§ Task statement
Print, word for word, the opening line of the data below and every line after it through the line that contains "Chart.register(...registerables);", but not the pictures.

§ Provided material
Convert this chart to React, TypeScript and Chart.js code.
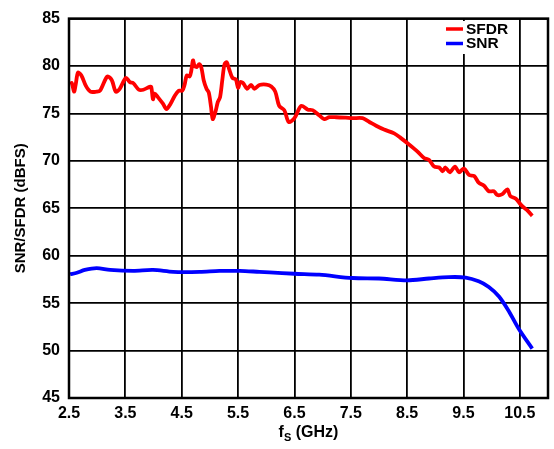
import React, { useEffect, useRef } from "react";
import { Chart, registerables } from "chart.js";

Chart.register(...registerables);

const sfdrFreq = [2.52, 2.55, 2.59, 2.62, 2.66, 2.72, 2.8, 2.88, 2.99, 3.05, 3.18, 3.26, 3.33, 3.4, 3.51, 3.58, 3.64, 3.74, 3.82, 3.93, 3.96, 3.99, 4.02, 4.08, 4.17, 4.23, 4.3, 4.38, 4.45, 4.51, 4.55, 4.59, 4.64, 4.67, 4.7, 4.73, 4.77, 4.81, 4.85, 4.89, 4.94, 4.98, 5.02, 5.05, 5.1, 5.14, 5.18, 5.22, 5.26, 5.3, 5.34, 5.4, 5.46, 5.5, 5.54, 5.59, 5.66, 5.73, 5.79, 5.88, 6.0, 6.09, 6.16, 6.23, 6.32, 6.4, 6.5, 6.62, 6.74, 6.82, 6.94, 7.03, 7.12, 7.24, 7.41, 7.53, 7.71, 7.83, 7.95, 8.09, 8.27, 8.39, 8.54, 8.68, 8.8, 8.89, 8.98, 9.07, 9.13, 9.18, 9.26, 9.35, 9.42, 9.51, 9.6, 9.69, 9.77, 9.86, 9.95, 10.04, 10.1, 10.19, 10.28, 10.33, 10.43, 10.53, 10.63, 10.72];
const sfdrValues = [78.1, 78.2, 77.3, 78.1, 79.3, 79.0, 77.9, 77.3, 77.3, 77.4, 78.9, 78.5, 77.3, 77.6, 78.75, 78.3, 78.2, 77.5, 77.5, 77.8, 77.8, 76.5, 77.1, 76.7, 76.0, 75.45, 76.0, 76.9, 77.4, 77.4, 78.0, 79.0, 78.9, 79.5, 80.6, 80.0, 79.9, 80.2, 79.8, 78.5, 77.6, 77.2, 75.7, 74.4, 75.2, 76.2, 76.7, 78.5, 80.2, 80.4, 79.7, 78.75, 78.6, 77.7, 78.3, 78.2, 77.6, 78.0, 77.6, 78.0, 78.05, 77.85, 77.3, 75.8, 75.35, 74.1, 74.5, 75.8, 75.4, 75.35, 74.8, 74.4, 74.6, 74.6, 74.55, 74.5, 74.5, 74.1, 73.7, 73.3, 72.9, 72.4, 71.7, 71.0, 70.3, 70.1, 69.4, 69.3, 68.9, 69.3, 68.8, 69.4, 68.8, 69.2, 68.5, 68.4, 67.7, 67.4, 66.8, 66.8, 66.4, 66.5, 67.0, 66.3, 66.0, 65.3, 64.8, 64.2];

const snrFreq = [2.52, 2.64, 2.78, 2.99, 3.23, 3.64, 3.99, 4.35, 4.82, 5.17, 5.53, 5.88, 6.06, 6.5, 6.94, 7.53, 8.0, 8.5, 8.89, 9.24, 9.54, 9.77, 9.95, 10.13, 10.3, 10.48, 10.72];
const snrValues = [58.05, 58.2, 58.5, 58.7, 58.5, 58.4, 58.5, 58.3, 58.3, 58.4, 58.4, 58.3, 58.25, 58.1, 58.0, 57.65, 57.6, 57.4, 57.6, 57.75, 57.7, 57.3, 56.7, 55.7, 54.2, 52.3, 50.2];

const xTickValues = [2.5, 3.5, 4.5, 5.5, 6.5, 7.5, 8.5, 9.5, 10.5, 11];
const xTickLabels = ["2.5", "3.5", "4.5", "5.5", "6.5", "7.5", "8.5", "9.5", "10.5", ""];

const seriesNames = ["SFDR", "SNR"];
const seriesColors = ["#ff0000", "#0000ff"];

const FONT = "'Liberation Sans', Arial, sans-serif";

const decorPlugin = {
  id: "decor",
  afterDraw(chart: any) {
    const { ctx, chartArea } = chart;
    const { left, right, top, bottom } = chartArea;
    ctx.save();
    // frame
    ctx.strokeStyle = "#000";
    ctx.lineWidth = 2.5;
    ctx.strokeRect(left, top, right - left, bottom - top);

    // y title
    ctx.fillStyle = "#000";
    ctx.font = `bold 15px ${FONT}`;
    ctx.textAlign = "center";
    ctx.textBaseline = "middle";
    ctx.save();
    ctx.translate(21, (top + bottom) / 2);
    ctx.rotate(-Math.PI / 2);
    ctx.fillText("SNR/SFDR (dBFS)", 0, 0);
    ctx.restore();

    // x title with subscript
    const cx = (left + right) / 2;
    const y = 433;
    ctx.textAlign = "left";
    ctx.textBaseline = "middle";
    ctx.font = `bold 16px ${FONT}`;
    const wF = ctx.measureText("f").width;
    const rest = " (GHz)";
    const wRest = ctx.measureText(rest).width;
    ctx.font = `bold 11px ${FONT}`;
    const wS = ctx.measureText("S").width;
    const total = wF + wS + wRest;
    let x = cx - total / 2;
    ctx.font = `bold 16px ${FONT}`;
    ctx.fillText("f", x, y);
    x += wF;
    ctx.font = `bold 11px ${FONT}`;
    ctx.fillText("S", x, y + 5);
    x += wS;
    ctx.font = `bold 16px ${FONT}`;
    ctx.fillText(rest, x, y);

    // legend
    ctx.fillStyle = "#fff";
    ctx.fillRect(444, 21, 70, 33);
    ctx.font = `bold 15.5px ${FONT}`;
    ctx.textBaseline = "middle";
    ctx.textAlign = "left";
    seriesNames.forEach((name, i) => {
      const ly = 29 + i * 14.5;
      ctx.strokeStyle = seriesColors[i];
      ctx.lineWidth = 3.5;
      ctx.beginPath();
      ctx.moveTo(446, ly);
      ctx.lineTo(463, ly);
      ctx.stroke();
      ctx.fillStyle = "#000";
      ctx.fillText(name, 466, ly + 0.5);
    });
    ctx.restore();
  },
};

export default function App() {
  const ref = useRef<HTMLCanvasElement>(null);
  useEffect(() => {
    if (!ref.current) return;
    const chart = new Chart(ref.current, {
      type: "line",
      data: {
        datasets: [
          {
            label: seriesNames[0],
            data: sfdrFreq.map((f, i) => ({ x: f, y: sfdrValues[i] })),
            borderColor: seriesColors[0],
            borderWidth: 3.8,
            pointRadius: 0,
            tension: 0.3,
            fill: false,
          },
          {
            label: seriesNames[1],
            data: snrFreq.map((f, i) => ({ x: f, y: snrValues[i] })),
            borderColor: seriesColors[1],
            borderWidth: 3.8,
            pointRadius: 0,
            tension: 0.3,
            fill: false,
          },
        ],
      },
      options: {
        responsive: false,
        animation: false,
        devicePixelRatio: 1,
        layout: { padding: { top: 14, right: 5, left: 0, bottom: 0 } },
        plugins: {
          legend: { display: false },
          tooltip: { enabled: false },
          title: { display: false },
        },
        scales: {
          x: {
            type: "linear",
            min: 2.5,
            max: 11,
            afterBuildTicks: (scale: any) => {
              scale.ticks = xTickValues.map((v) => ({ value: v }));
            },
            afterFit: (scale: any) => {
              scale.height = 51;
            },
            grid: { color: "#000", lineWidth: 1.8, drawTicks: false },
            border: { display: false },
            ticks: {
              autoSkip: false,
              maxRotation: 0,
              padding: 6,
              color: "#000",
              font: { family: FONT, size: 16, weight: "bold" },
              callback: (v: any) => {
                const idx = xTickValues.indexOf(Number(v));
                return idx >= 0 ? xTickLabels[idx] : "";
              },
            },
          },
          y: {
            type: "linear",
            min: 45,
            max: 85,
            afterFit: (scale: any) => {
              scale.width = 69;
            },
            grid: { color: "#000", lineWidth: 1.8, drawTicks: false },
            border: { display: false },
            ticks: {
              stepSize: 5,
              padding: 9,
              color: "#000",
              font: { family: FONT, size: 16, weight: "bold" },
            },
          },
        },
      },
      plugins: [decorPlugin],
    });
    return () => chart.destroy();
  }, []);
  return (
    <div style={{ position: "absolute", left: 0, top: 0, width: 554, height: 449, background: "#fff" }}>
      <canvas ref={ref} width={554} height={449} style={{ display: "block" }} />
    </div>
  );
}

§ Task response
Convert this chart to React, TypeScript and Chart.js code.
import React, { useEffect, useRef } from "react";
import { Chart, registerables } from "chart.js";

Chart.register(...registerables);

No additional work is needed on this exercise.